Papers: excellent exposition, clearly and concisely written, well-argued, and displaying good original input from the student.

Exams: answers all parts of the question clearly and concisely. Shows good knowledge and good understanding of the material. Well-argued. Where required, contains good original input from the student.

B-range:

Papers: good exposition, but lacks clarity and concision, or doesn’t have much original input, or offers poor support for important claims. (For instance, a truly excellent expository paper will earn you a B+; a fuzzy but accurate one will earn you a B-).

Exams: shows a good knowledge and fairly good understanding of the material but either fails to answer some parts of the question or is unclear or is poorly argued.

C-range:

Papers: fails to understand some aspects of the material, or is very unclearly written.

Exams: doesn’t show a good knowledge of the material or fails to understand some important parts of it, or does not answer a significant portion of the question.

D-range:

Very problematic in all aspects mentioned above. [If you receive this grade, come and see me to discuss what went wrong and how we can avoid it happening again.]

F:

Papers: did not submit a paper; plagiarized material; made no effort to understand the material or shows no sign of having read it.

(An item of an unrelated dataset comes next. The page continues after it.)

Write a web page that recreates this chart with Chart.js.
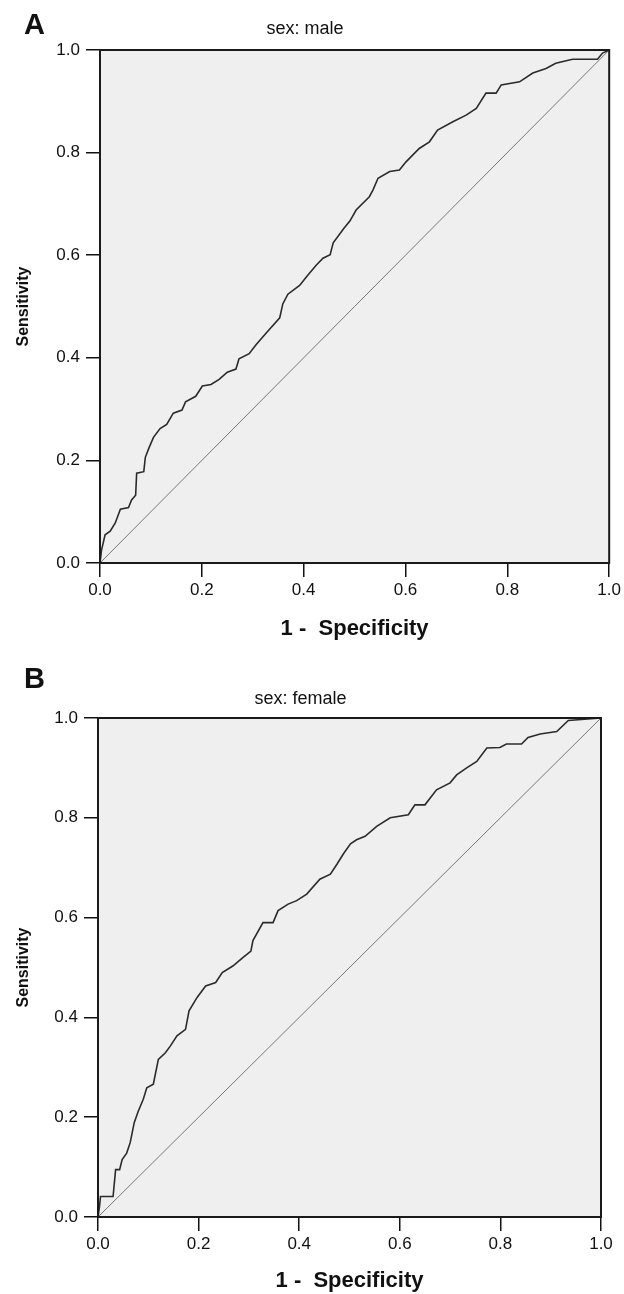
<!DOCTYPE html>
<html>
<head>
<meta charset="utf-8">
<title>ROC curves by sex</title>
<script src="https://cdn.jsdelivr.net/npm/chart.js@4.4.1/dist/chart.umd.min.js"></script>
<style>
  html, body { margin: 0; padding: 0; background: #fff; }
  body { width: 624px; height: 1294px; position: relative; overflow: hidden; font-family: "Liberation Sans", Arial, sans-serif; }
  .panel { position: absolute; left: 0; width: 624px; height: 647px; }
  .panel-letter { position: absolute; left: 24px; font-weight: bold; font-size: 29px; line-height: 1; color: #111; }
</style>
</head>
<body>

<div class="panel" style="top:0"><canvas id="rocMale"></canvas></div>
<div class="panel" style="top:647px"><canvas id="rocFemale"></canvas></div>
<div class="panel-letter" style="top:10px">A</div>
<div class="panel-letter" style="top:664px">B</div>

<script>
// ===========================
// DATA
// ===========================
const tickValues = [0, 0.2, 0.4, 0.6, 0.8, 1.0];

// panel A - sex: male
const fprMale = [0, 0.003, 0.010, 0.020, 0.030, 0.040, 0.056, 0.062, 0.070, 0.072, 0.086, 0.089, 0.096, 0.105, 0.118, 0.131,
  0.144, 0.161, 0.168, 0.188, 0.201, 0.218, 0.234, 0.250, 0.267, 0.273, 0.293, 0.306, 0.326, 0.353, 0.359, 0.369,
  0.392, 0.408, 0.425, 0.438, 0.452, 0.458, 0.478, 0.491, 0.503, 0.529, 0.536, 0.546, 0.569, 0.588, 0.601, 0.627,
  0.647, 0.663, 0.693, 0.719, 0.739, 0.758, 0.778, 0.788, 0.824, 0.850, 0.876, 0.895, 0.928, 0.977, 0.987, 1];
const tprMale = [0, 0.025, 0.055, 0.062, 0.078, 0.105, 0.108, 0.123, 0.132, 0.175, 0.178, 0.206, 0.224, 0.245, 0.262, 0.270,
  0.292, 0.298, 0.314, 0.325, 0.345, 0.348, 0.358, 0.372, 0.378, 0.398, 0.408, 0.425, 0.448, 0.478, 0.505, 0.524,
  0.541, 0.561, 0.581, 0.594, 0.601, 0.624, 0.651, 0.667, 0.688, 0.714, 0.727, 0.750, 0.763, 0.766, 0.782, 0.808,
  0.821, 0.844, 0.860, 0.873, 0.886, 0.916, 0.916, 0.932, 0.938, 0.955, 0.964, 0.974, 0.982, 0.982, 0.994, 1];

// panel B - sex: female
const fprFemale = [0, 0.003, 0.005, 0.030, 0.035, 0.043, 0.048, 0.057, 0.064, 0.072, 0.080, 0.090, 0.097, 0.110, 0.120,
  0.134, 0.144, 0.157, 0.174, 0.181, 0.197, 0.214, 0.234, 0.247, 0.268, 0.288, 0.304, 0.308, 0.328, 0.348, 0.358,
  0.378, 0.395, 0.415, 0.441, 0.462, 0.475, 0.488, 0.502, 0.514, 0.531, 0.554, 0.581, 0.617, 0.630, 0.650, 0.673,
  0.700, 0.713, 0.733, 0.753, 0.773, 0.799, 0.812, 0.842, 0.855, 0.879, 0.912, 0.935, 1];
const tprFemale = [0, 0.021, 0.041, 0.041, 0.095, 0.095, 0.115, 0.128, 0.149, 0.189, 0.212, 0.236, 0.259, 0.266, 0.316,
  0.329, 0.343, 0.363, 0.376, 0.413, 0.440, 0.463, 0.470, 0.490, 0.503, 0.520, 0.533, 0.554, 0.590, 0.590, 0.614,
  0.627, 0.634, 0.647, 0.677, 0.687, 0.707, 0.728, 0.748, 0.756, 0.763, 0.783, 0.800, 0.806, 0.826, 0.826, 0.856,
  0.870, 0.886, 0.900, 0.913, 0.940, 0.941, 0.948, 0.948, 0.961, 0.968, 0.973, 0.995, 1];

// reference (chance) line
const diagX = [0, 1];
const diagY = [0, 1];

// ===========================
// PLOT FRAME PLUGIN
// grey plot background + black box
// ===========================
const frame = {
  id: 'frame',
  beforeDatasetsDraw(chart) {
    const { ctx, chartArea: a } = chart;
    ctx.save();
    ctx.fillStyle = '#efefef';
    ctx.fillRect(a.left, a.top, a.right - a.left, a.bottom - a.top);
    ctx.restore();
  },
  afterDraw(chart) {
    const { ctx, chartArea: a } = chart;
    ctx.save();
    ctx.strokeStyle = '#1a1a1a';
    ctx.lineWidth = 2;
    ctx.strokeRect(a.left, a.top, a.right - a.left, a.bottom - a.top);
    ctx.restore();
  }
};

const pts = (xs, ys) => xs.map((x, i) => ({ x, y: ys[i] }));

// ===========================
// BUILD ONE ROC PANEL
// ===========================
function makeRoc(id, title, fpr, tpr, lay) {
  const canvas = document.getElementById(id);
  return new Chart(canvas, {
    type: 'scatter',
    data: {
      datasets: [
        {
          data: pts(fpr, tpr),
          showLine: true,
          borderColor: '#2b2b2b',
          borderWidth: 1.6,
          pointRadius: 0,
          tension: 0
        },
        {
          data: pts(diagX, diagY),
          showLine: true,
          borderColor: '#6a6a6a',
          borderWidth: 0.9,
          pointRadius: 0
        }
      ]
    },
    options: {
      responsive: true,
      maintainAspectRatio: false,
      animation: false,
      layout: { padding: { left: 0, right: lay.right, top: 0, bottom: 0 } },
      plugins: {
        legend: { display: false },
        tooltip: { enabled: false },
        title: {
          display: true,
          text: title,
          color: '#111',
          font: { family: 'Liberation Sans', size: 18, weight: 'normal' },
          padding: { top: lay.titleTop, bottom: lay.titleBottom }
        }
      },
      scales: {
        x: {
          type: 'linear', min: 0, max: 1, offset: false,
          afterBuildTicks: s => { s.ticks = tickValues.map(v => ({ value: v })); },
          afterFit: s => { s.height = lay.xHeight; },
          ticks: {
            color: '#111', padding: 3,
            font: { family: 'Liberation Sans', size: 17 },
            callback: v => v.toFixed(1)
          },
          grid: { drawOnChartArea: false, drawTicks: true, tickLength: 14, tickColor: '#111', lineWidth: 1.5 },
          border: { display: false },
          title: {
            display: true, text: '1 -  Specificity', color: '#111',
            font: { family: 'Liberation Sans', size: 22, weight: 'bold' },
            padding: { top: 4, bottom: lay.xTitleBottom }
          }
        },
        y: {
          type: 'linear', min: 0, max: 1,
          afterBuildTicks: s => { s.ticks = tickValues.map(v => ({ value: v })); },
          afterFit: s => { s.width = lay.left; },
          ticks: {
            color: '#111', padding: 6,
            font: { family: 'Liberation Sans', size: 17 },
            callback: v => v.toFixed(1)
          },
          grid: { drawOnChartArea: false, drawTicks: true, tickLength: 14, tickColor: '#111', lineWidth: 1.5 },
          border: { display: false },
          title: {
            display: true, text: 'Sensitivity', color: '#111',
            font: { family: 'Liberation Sans', size: 16, weight: 'bold' },
            padding: { top: 14, bottom: 0 }
          }
        }
      }
    },
    plugins: [frame]
  });
}

makeRoc('rocMale', 'sex: male', fprMale, tprMale,
  { left: 100, right: 14, titleTop: 18, titleBottom: 10.4, xHeight: 84, xTitleBottom: 5 });

makeRoc('rocFemale', 'sex: female', fprFemale, tprFemale,
  { left: 98, right: 23, titleTop: 41, titleBottom: 8.4, xHeight: 77, xTitleBottom: 0 });
</script>
</body>
</html>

Exams: did not sit the exam; cheated in the exam; made no effort to understand the material or shows no sign of having read it; completely failed to answer the question.

From Physics

Physics problems tend to have multiple aspects of problem solving to get to a full solution. Holistic grading prevents over-penalizing minor mistakes such as algebraic or arithmetic errors. Below is a holistic rubric that evaluates the soundness of the solution and attempts to give direct feedback about how much of the student’s future learning effort should be devoted to the relevant topics, closely based on a rubric by Bruce Birkett and Andrew Elby:

Points If…
5 The student clearly understands how to solve the problem. Minor mistakes and careless errors can appear insofar as they do not indicate a conceptual misunderstanding.[a]
4 The student understands the main concepts and problem-solving techniques, but has some minor yet non-trivial gaps in their reasoning.
3 The student has partially understood the problem. The student is not completely lost, but requires tutoring in some of the basic concepts. The student may have started out correctly, but gone on a tangent or not finished the problem.
2 The student has a poor understanding of the problem. The student may have gone in a not-entirely-wrong but unproductive direction, or attempted to solve the problem using pattern matching or by rote.
1 The student did not understand the problem. They may have written some appropriate formulas or diagrams, but nothing further. Or they may have done something entirely wrong.
0 The student wrote nothing or almost nothing.

[a] This policy especially makes sense on exam problems, for which students are under time pressure and are more likely to make harmless algebraic mistakes. It would also be reasonable to have stricter standards for homework problems.